DATA SECTION >>
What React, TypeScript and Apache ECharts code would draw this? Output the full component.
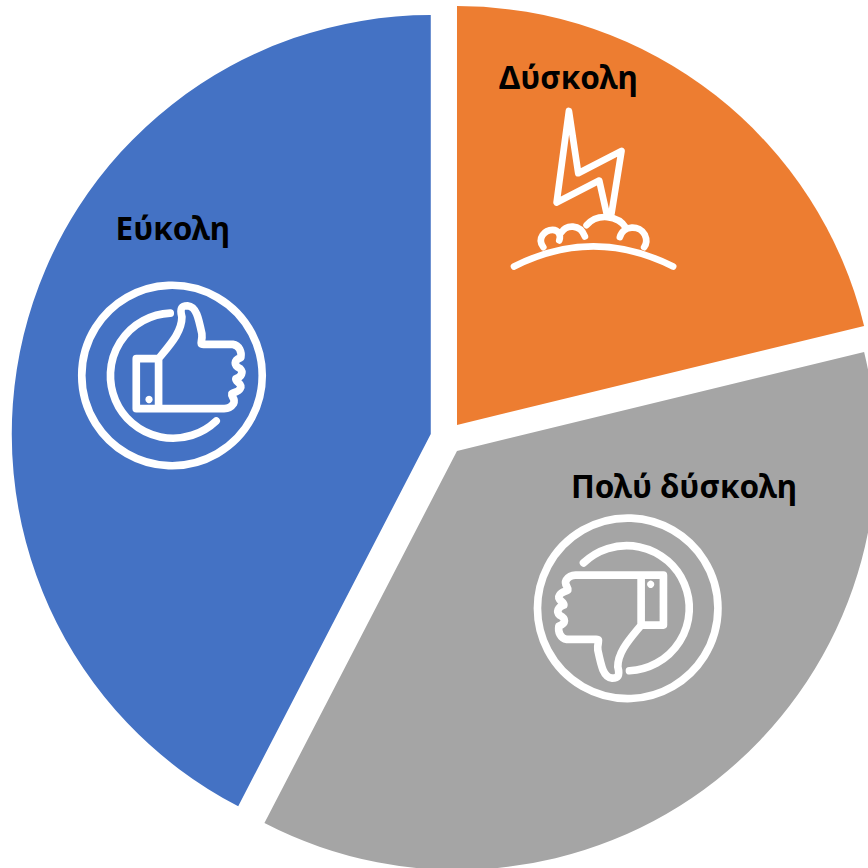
import React, { useEffect, useRef } from "react";
import * as echarts from "echarts";

const categories = ["Δύσκολη", "Πολύ δύσκολη", "Εύκολη"];
const shares = [21.2, 36.4, 42.4];
const sliceColors = ["#ED7D31", "#A5A5A5", "#4472C4"];
const labelSpots = [
  { x: 499, y: 76.5 },
  { x: 571, y: 485.5 },
  { x: 115.5, y: 227.5 },
];

const thumbPath =
  "M198 475 L265 475 C300 432 335 395 335 350 C328 322 335 316 352 316 C378 318 385 352 395 400 C398 425 385 432 400 432 L488 432 C508 435 515 455 512 472 C490 480 490 495 510 505 C520 515 515 530 497 535 C495 545 520 550 510 565 C505 575 495 575 485 580 C482 590 498 595 490 610 C482 622 475 625 462 625 L198 625 Z M265 475 L265 625";
const arcPath = "M300 338 A188 188 0 1 0 438 662";
const boltPath = "M350 490 L328 392 L200 458 L237 183 L265 370 L395 303 L365 490";
const groundPath = "M72 650 Q310 530 550 650";
const cloudPath =
  "M160 592 C140 565 165 540 188 540 C205 540 214 555 208 572 M214 548 C228 525 270 520 285 560 M290 526 C320 490 385 494 410 536 M390 562 C400 525 450 525 465 555 C472 570 470 582 463 592";

echarts.graphic.registerShape("thumb", echarts.graphic.extendPath(thumbPath, {}));
echarts.graphic.registerShape("thumbArc", echarts.graphic.extendPath(arcPath, {}));
echarts.graphic.registerShape("bolt", echarts.graphic.extendPath(boltPath, {}));
echarts.graphic.registerShape("ground", echarts.graphic.extendPath(groundPath, {}));
echarts.graphic.registerShape("cloud", echarts.graphic.extendPath(cloudPath, {}));

const line = { fill: "none", stroke: "#fff", lineWidth: 23, lineCap: "round", lineJoin: "round" };

function thumbIcon(x: number, y: number, rotation: number) {
  return {
    type: "group",
    x,
    y,
    rotation,
    scaleX: 1 / 3,
    scaleY: 1 / 3,
    silent: true,
    children: [
      { type: "circle", z: 10, shape: { cx: 0, cy: 0, r: 271 }, style: { ...line } },
      { type: "thumbArc", z: 10, x: -305, y: -525, style: { ...line } },
      { type: "thumb", z: 10, x: -305, y: -525, style: { ...line } },
      { type: "circle", z: 10, shape: { cx: -69, cy: 72, r: 11 }, style: { fill: "#fff" } },
    ],
  };
}

function stormIcon(x: number, y: number) {
  const s = { ...line, lineWidth: 20 };
  return {
    type: "group",
    x,
    y,
    scaleX: 1 / 3,
    scaleY: 1 / 3,
    silent: true,
    children: [
      { type: "bolt", z: 10, style: { ...s } },
      { type: "cloud", z: 10, style: { ...s } },
      { type: "ground", z: 10, style: { ...s } },
    ],
  };
}

const labelTexts = categories.map((name, i) => ({
  type: "text",
  z: 10,
  x: labelSpots[i].x,
  y: labelSpots[i].y,
  silent: true,
  style: {
    text: name,
    fill: "#000",
    font: "bold 31.5px 'Noto Sans', sans-serif",
    textAlign: "left",
    textVerticalAlign: "middle",
  },
}));

export default function App() {
  const ref = useRef<HTMLDivElement>(null);
  useEffect(() => {
    const chart = echarts.init(ref.current!, undefined, { renderer: "svg" });
    chart.setOption({
      animation: false,
      backgroundColor: "#fff",
      series: [
        {
          type: "pie",
          center: [446.8, 438],
          radius: [0, 419],
          startAngle: 90,
          clockwise: true,
          selectedMode: "multiple",
          selectedOffset: 16.5,
          silent: true,
          data: categories.map((name, i) => ({
            name,
            value: shares[i],
            selected: true,
            itemStyle: { color: sliceColors[i] },
          })),
          label: { show: false },
          labelLine: { show: false },
        },
      ],
      graphic: [...labelTexts, thumbIcon(172, 375.5, 0), thumbIcon(627.7, 608.3, Math.PI), stormIcon(490, 50)],
    });
    return () => chart.dispose();
  }, []);
  return <div ref={ref} style={{ position: "absolute", left: 0, top: 0, width: 868, height: 868 }} />;
}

WHAT YOU HAVE TO DO >>
Write out exactly the opening lines of the data, stopping after the line that holds "import * as". Exclude pictures.

RESULT OF THE EXERCISE >>
What React, TypeScript and Apache ECharts code would draw this? Output the full component.
import React, { useEffect, useRef } from "react";
import * as echarts from "echarts";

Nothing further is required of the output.